Martha Lavinia got its name after an 1852 shipwreck. This is the place where some of Australia’s best beach-break waves are produced.
Wrapping around the northern tip of King Island in Bass Strait, the waves shape themselves in the ideal “A frame” peaks.
Ever since the 1990s, this place is one of the favorites among surfers’ elite.
Some very famous names, such as the 11-time world champion Kelly Slater, are known to love and visit Martha Lavinia Beach.
#5 – Cactus – Great Australian Bight, South Australia
Located on the remote edge of the Nullarbor Plain, this bay is home to South Australia’s best surf breaks, and has attracted surfers since the early 1960s, when these magnificent waves were actually discovered.
Back then, the first surfers faced some serious dangers, and they were not caused only by the large waves.
The heat, the extremely cold nights, the flies, mouse plagues and dangerously large sharks, were just some of the threats they faced.
But, fifty years later, Cactus, and its neighbouring breaks, Caves and Castles, are still one of the most beloved surfing locations in Australia.
Despite all the danger that comes from the wild sea, the big crashing waves, the sharks and what ever else lurks beneath those churning waves, surfers still come and fearlessly jump into those waters with little reservation.
Their love of the waves is apparently larger than their fear of being eaten by sharks.
#6 – Rottnest Island – Western Australia
We took off from the mainland to an actual island with furry animals that may be completely weird and unknown to you, if you are not a native Aussie.
The amazing thing here is that cars are not allowed, so if you want to roam around the island you will have to take your bicycle.
Besides authentic nature and animals, the waves are the other huge attraction.
Here the waves explode onto a barely covered reef, and if you are a beginner it might scare you, but if you are an addict, you won’t’ be able to stop yourself from jumping right in.
Make sure to go to the famous Chicken Reef.
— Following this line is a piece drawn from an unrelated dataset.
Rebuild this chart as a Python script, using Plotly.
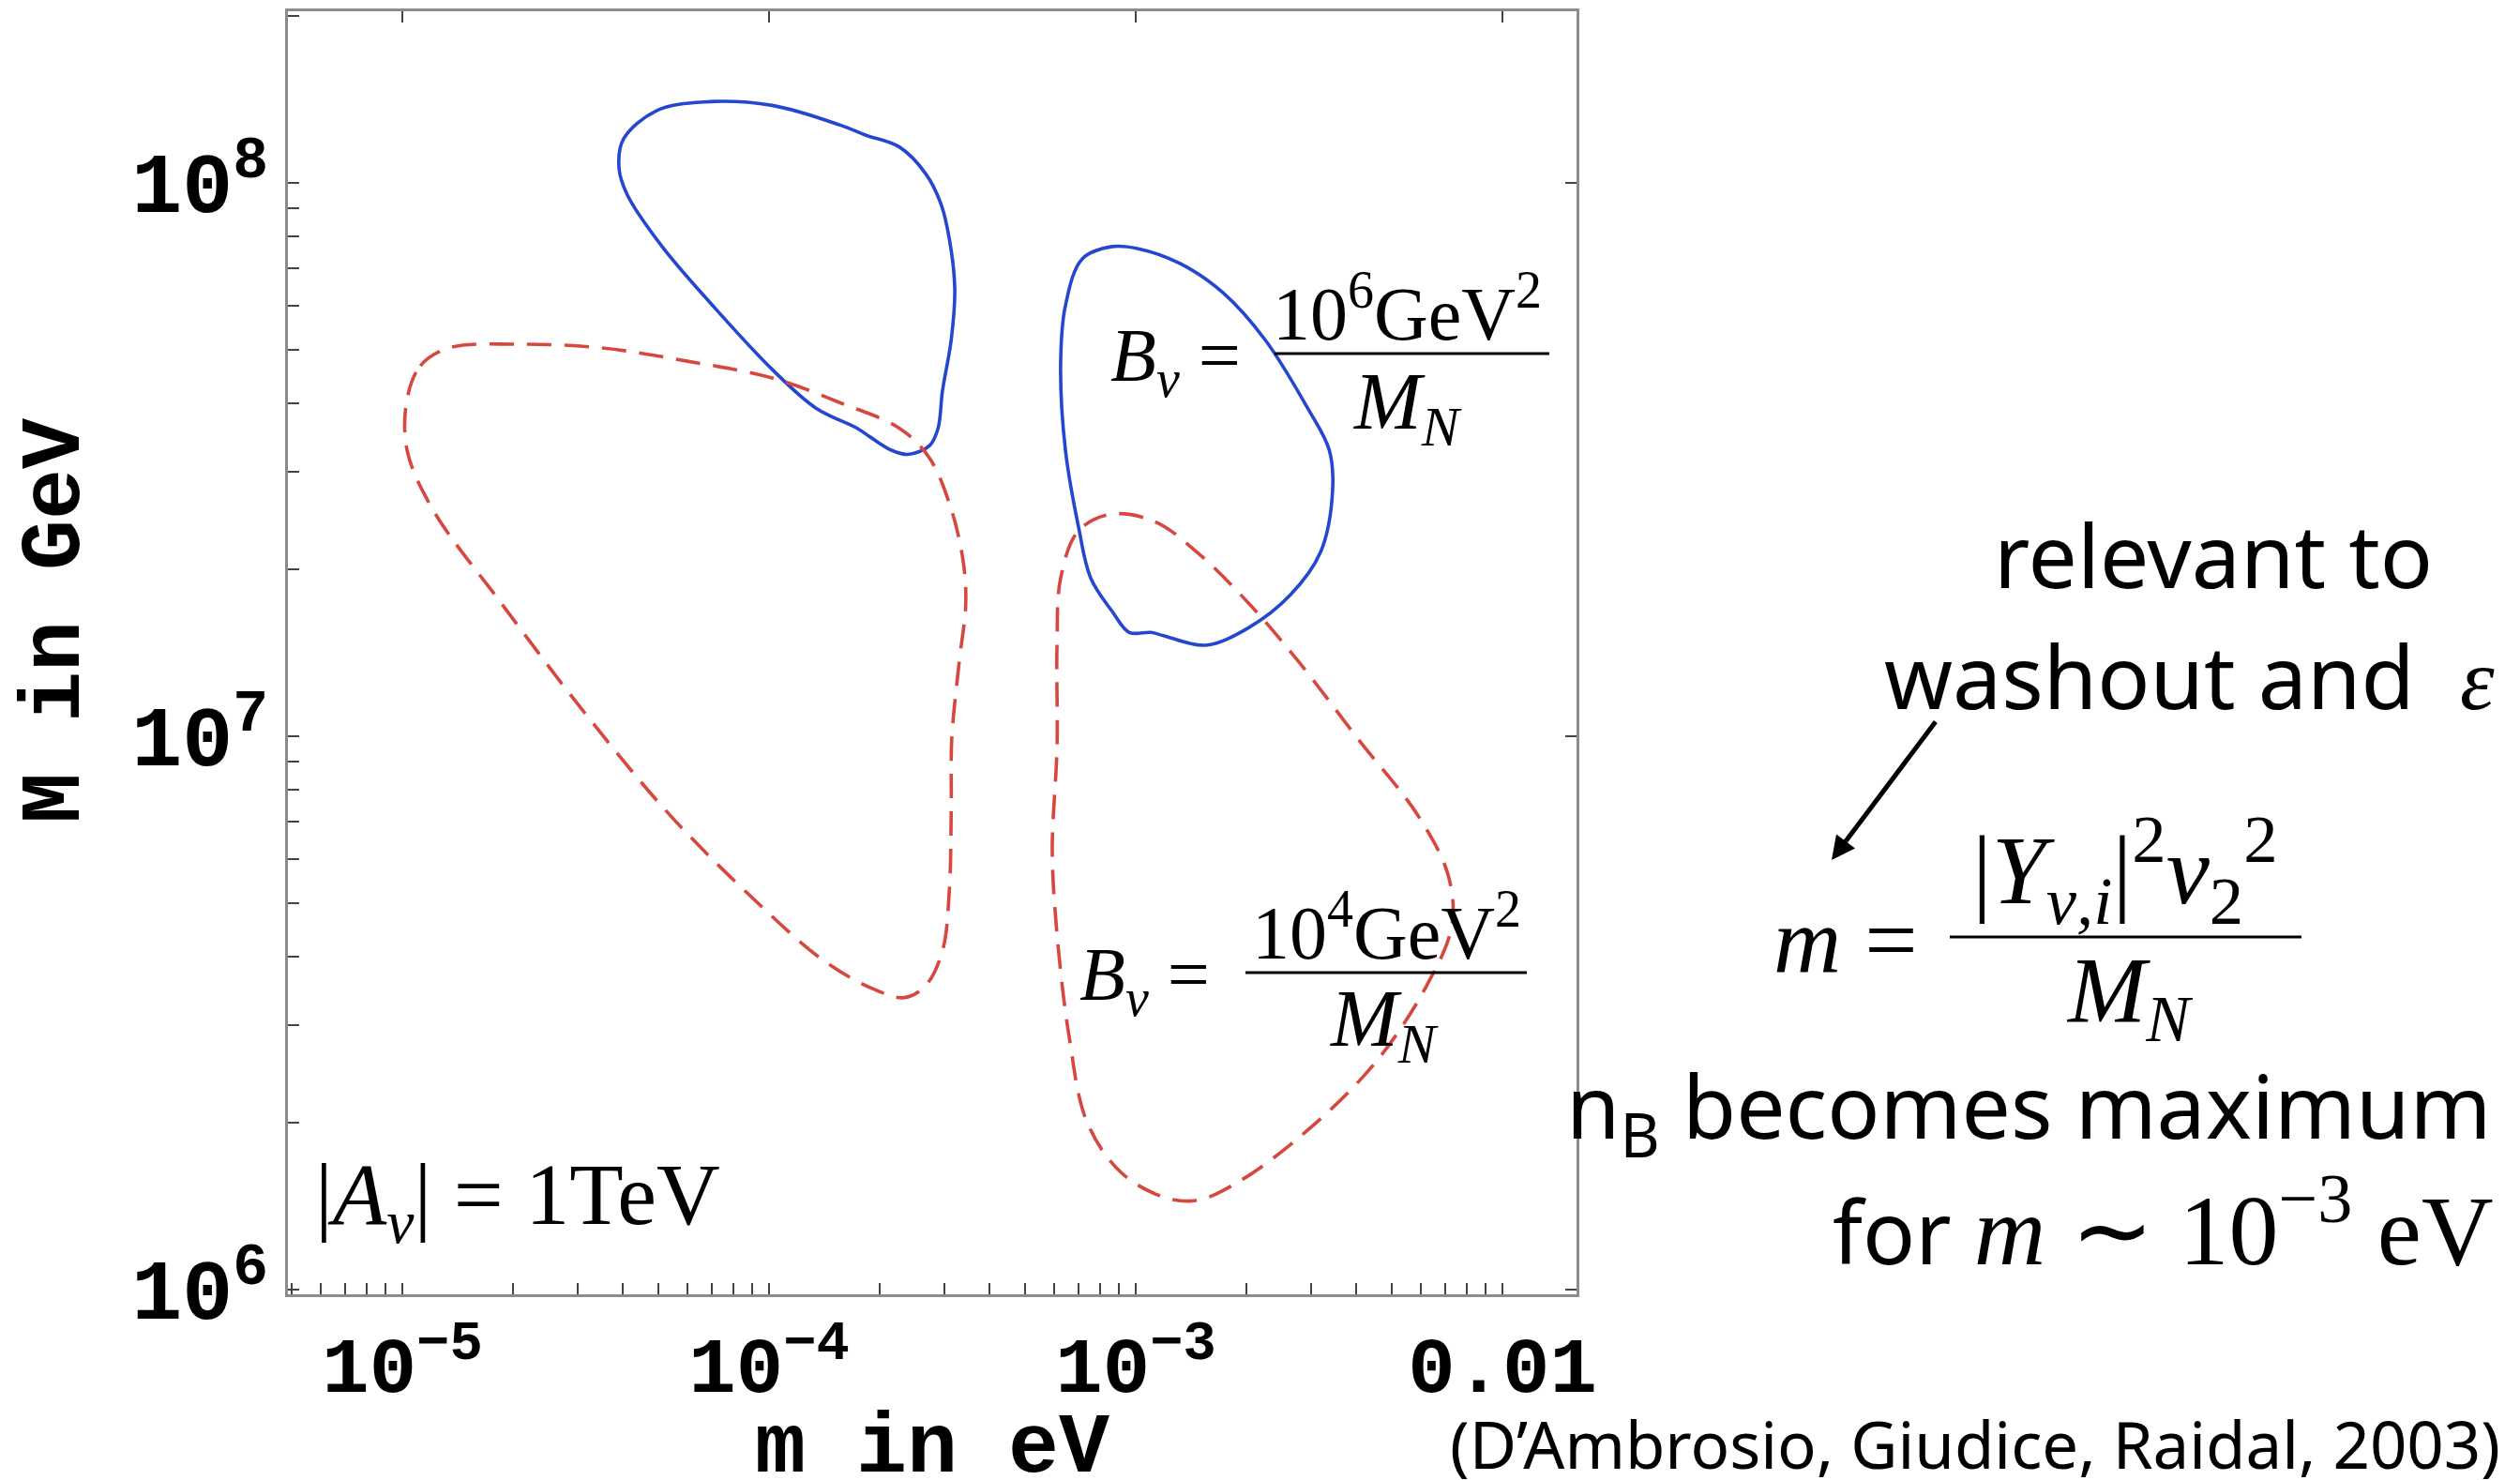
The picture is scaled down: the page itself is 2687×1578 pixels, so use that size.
import math
import plotly.graph_objects as go

# ---------------- data (m in eV, M in GeV) ----------------
blue1_m = [6.66e-5, 1.02e-4, 1.57e-4, 1.83e-4, 2.27e-4, 2.67e-4, 2.94e-4, 3.10e-4, 3.21e-4,
           3.14e-4, 2.97e-4, 2.89e-4, 2.74e-4, 2.39e-4, 2.15e-4, 1.89e-4, 1.74e-4, 1.34e-4,
           1.02e-4, 7.02e-5, 5.11e-5, 4.11e-5, 3.90e-5, 4.01e-5, 4.93e-5, 6.66e-5]
blue1_M = [1.40e8, 1.38e8, 1.27e8, 1.22e8, 1.16e8, 1.04e8, 9.18e7, 7.94e7, 6.43e7,
           5.21e7, 4.20e7, 3.60e7, 3.35e7, 3.23e7, 3.29e7, 3.47e7, 3.60e7, 3.92e7,
           4.60e7, 6.00e7, 7.67e7, 9.50e7, 1.06e8, 1.20e8, 1.35e8, 1.40e8]

red1_m = [1.03e-5, 1.12e-5, 1.34e-5, 2.06e-5, 3.51e-5, 5.99e-5, 1.02e-4, 1.57e-4, 2.27e-4,
          2.74e-4, 3.14e-4, 3.38e-4, 3.44e-4, 3.30e-4, 3.15e-4, 3.14e-4, 3.10e-4, 2.97e-4,
          2.67e-4, 2.34e-4, 1.93e-4, 1.41e-4, 9.16e-5, 5.39e-5, 3.15e-5, 1.86e-5, 1.21e-5,
          1.03e-5, 1.03e-5]
red1_M = [4.06e7, 4.67e7, 5.03e7, 5.11e7, 5.03e7, 4.76e7, 4.44e7, 4.00e7, 3.60e7,
          3.18e7, 2.57e7, 2.08e7, 1.74e7, 1.36e7, 9.88e6, 7.46e6, 5.23e6, 4.09e6,
          3.54e6, 3.37e6, 3.49e6, 3.93e6, 5.05e6, 7.18e6, 1.10e7, 1.74e7, 2.57e7,
          3.29e7, 4.06e7]

blue2_m = [8.63e-4, 1.01e-3, 1.32e-3, 1.73e-3, 2.25e-3, 2.94e-3, 3.37e-3, 3.44e-3, 3.19e-3,
           2.64e-3, 2.03e-3, 1.55e-3, 1.19e-3, 1.10e-3, 9.60e-4, 8.63e-4, 7.54e-4, 6.98e-4,
           6.43e-4, 6.24e-4, 6.43e-4, 7.15e-4, 8.63e-4]
blue2_M = [7.67e7, 7.61e7, 7.15e7, 6.33e7, 5.21e7, 3.92e7, 3.29e7, 2.76e7, 2.15e7,
           1.80e7, 1.57e7, 1.46e7, 1.52e7, 1.54e7, 1.54e7, 1.68e7, 1.93e7, 2.39e7,
           3.29e7, 4.69e7, 6.00e7, 7.29e7, 7.67e7]

red2_m = [8.63e-4, 1.13e-3, 1.47e-3, 2.03e-3, 2.79e-3, 4.04e-3, 5.89e-3, 7.11e-3, 7.28e-3,
          6.21e-3, 4.52e-3, 2.94e-3, 1.92e-3, 1.47e-3, 1.19e-3, 9.10e-4, 7.36e-4, 6.58e-4,
          6.10e-4, 5.92e-4, 6.10e-4, 6.10e-4, 6.24e-4, 6.98e-4, 8.63e-4]
red2_M = [2.52e7, 2.44e7, 2.15e7, 1.74e7, 1.36e7, 9.88e6, 7.18e6, 5.61e6, 4.55e6,
          3.54e6, 2.58e6, 1.94e6, 1.57e6, 1.45e6, 1.47e6, 1.63e6, 2.01e6, 2.87e6,
          4.39e6, 6.24e6, 9.54e6, 1.46e7, 1.93e7, 2.35e7, 2.52e7]

x_major = [1e-5, 1e-4, 1e-3, 1e-2]
x_major_labels = ["10<sup>−5</sup>", "10<sup>−4</sup>", "10<sup>−3</sup>", "0.01"]
y_major = [1e6, 1e7, 1e8]
y_major_labels = ["10<sup>6</sup>", "10<sup>7</sup>", "10<sup>8</sup>"]

x_range_log = [-5.312, -1.798]
y_range_log = [5.9915, 8.31]

# ---------------- layout helpers ----------------
W, H = 2687, 1578
X0, X1, Y0, Y1 = 307, 1681, 12, 1380


def px(x):
    return (x - X0) / (X1 - X0)


def py(y):
    return (Y1 - y) / (Y1 - Y0)


def minor_ticks(lo, hi):
    vals = []
    for e in range(int(math.floor(lo)) - 1, int(math.ceil(hi)) + 1):
        for k in range(1, 10):
            v = k * 10.0 ** e
            if lo <= math.log10(v) <= hi:
                vals.append(v)
    return vals


xt = minor_ticks(*x_range_log)
yt = minor_ticks(*y_range_log)


def lab(vals, majors, labels):
    out = []
    for v in vals:
        t = ""
        for mj, lb in zip(majors, labels):
            if abs(v - mj) / mj < 1e-6:
                t = lb
        out.append(t)
    return out


BLUE = "#2447cf"
RED = "#d8473e"
SERIF = "Liberation Serif"
SANS = "Noto Sans"
MONO = "Liberation Mono"
FRAME = "#8c8c8c"
NB = "\u00a0"

fig = go.Figure()
for xm, yM, col, dash in [(blue1_m, blue1_M, BLUE, "solid"), (red1_m, red1_M, RED, "26px,14px"),
                          (blue2_m, blue2_M, BLUE, "solid"), (red2_m, red2_M, RED, "26px,14px")]:
    fig.add_trace(go.Scatter(x=xm, y=yM, mode="lines",
                             line=dict(color=col, width=3.6, dash=dash, shape="spline", smoothing=1.0),
                             hoverinfo="skip", showlegend=False))
# empty trace to realise the top/right frame axes
fig.add_trace(go.Scatter(x=[], y=[], xaxis="x2", yaxis="y2", showlegend=False))

axis_common = dict(type="log", showgrid=False, zeroline=False, ticks="inside", ticklen=12,
                   tickwidth=2, tickcolor="#444", showline=True, linecolor=FRAME, linewidth=3)

fig.update_layout(
    width=W, height=H, autosize=False,
    margin=dict(l=X0, r=W - X1, t=Y0, b=H - Y1, pad=0),
    paper_bgcolor="white", plot_bgcolor="white",
    xaxis=dict(**axis_common, range=x_range_log, tickmode="array", tickvals=xt,
               ticktext=lab(xt, x_major, x_major_labels),
               tickfont=dict(family=MONO, size=84, color="black", weight="bold")),
    yaxis=dict(**axis_common, range=y_range_log, tickmode="array", tickvals=yt,
               ticktext=lab(yt, y_major, y_major_labels),
               tickfont=dict(family=MONO, size=90, color="black", weight="bold")),
    xaxis2=dict(**axis_common, range=x_range_log, overlaying="x", side="top", anchor="y",
                tickmode="array", tickvals=x_major, showticklabels=False),
    yaxis2=dict(**axis_common, range=y_range_log, overlaying="y", side="right", anchor="x",
                tickmode="array", tickvals=y_major, showticklabels=False),
)

anns = []
shapes = []


def text(t, x, y, size, family, xanchor="center", yanchor="middle", color="black"):
    anns.append(dict(text=t, x=px(x), y=py(y), xref="paper", yref="paper", showarrow=False,
                     xanchor=xanchor, yanchor=yanchor,
                     font=dict(family=family, size=size, color=color)))


def bar(xa, xb, y):
    shapes.append(dict(type="line", xref="paper", yref="paper", x0=px(xa), x1=px(xb),
                       y0=py(y), y1=py(y), line=dict(color="black", width=3)))


MS = 80
# axis titles
text("<b>m in eV</b>", 994, 1545, 90, MONO)
anns.append(dict(text="<b>M in GeV</b>", x=px(60), y=py(662), xref="paper", yref="paper",
                 showarrow=False, textangle=-90, xanchor="center", yanchor="middle",
                 font=dict(family=MONO, size=90, color="black")))

# formula B = 10^6 GeV^2 / M_N
text(f"<i>B</i><sub><i>ν</i></sub>{NB}={NB}", 1345, 385, MS, SERIF, xanchor="right")
text("10<sup>6</sup>GeV<sup>2</sup>", 1500, 328, MS, SERIF)
bar(1359, 1652, 377)
text(f"<i>M</i><sub><i>N</i></sub>", 1500, 434, MS + 6, SERIF)

# formula B = 10^4 GeV^2 / M_N
text(f"<i>B</i><sub><i>ν</i></sub>{NB}={NB}", 1312, 1045, MS, SERIF, xanchor="right")
text("10<sup>4</sup>GeV<sup>2</sup>", 1478, 988, MS, SERIF)
bar(1328, 1628, 1037)
text("<i>M</i><sub><i>N</i></sub>", 1475, 1092, MS + 6, SERIF)

# |A| = 1TeV
text(f"|<i>A</i><sub><i>ν</i></sub>|{NB}={NB}1TeV", 334, 1280, 94, SERIF, xanchor="left")

# right-hand commentary
SS = 93
text("relevant to", 2360, 591, SS, SANS)
text("washout and  <span style='font-family:Liberation Serif'><i>ε</i></span>", 2662, 720, SS, SANS,
     xanchor="right")
anns.append(dict(text="", x=px(1953), y=py(917), xref="paper", yref="paper", showarrow=True,
                 ax=112, ay=-149, arrowhead=2, arrowsize=1.0, arrowwidth=5, arrowcolor="black"))
MF = 100
text(f"<i>m</i>{NB}={NB}", 2072, 1003, MF, SERIF, xanchor="right")
text(f"|<i>Y</i><sub><i>ν,i</i></sub>|<sup>2</sup><i>v</i><sub>2</sub><sup>2</sup>", 2266, 928, MF + 4, SERIF)
bar(2079, 2454, 999)
text("<i>M</i><sub><i>N</i></sub>", 2270, 1062, MF, SERIF)
text("n<sub>B</sub> becomes maximum", 2658, 1184, SS, SANS, xanchor="right")
text("for <span style='font-family:Liberation Serif;font-size:106px'><i>m</i> ∼ 10<sup>−3</sup> eV</span>",
     2660, 1306, SS, SANS, xanchor="right")
text("(D’Ambrosio, Giudice, Raidal, 2003)", 2668, 1539, 69, SANS, xanchor="right")

fig.update_layout(annotations=anns, shapes=shapes)
fig.write_html("out.html")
Offshore winds come from the north northeast, and the reef breaks left.
Here, it is very unlikely to be too crowded, even when the surf is up, perhaps because this reef is known to have lots of rocks and sharks.
It is risky and dangerous, but isn’t that why you came here in the first place?
Surfers often go to Rottnest Island because the waves there are often two to three feet larger than those at Perth beaches.
When you get your guide to the Island’s surf breaks, make sure you have your bike if you actually want to see the island, and of course don’t forget your board.
Worth your time are also Strickland Bay, Salmon Bay and Stark Bay – all part of Rottnest Island.
These are fairly popular breaks for surfers, body-boarders, and stand-up paddle boarders.
Strickland Bay is so popular, that it made it to the top 50 breaks in the world.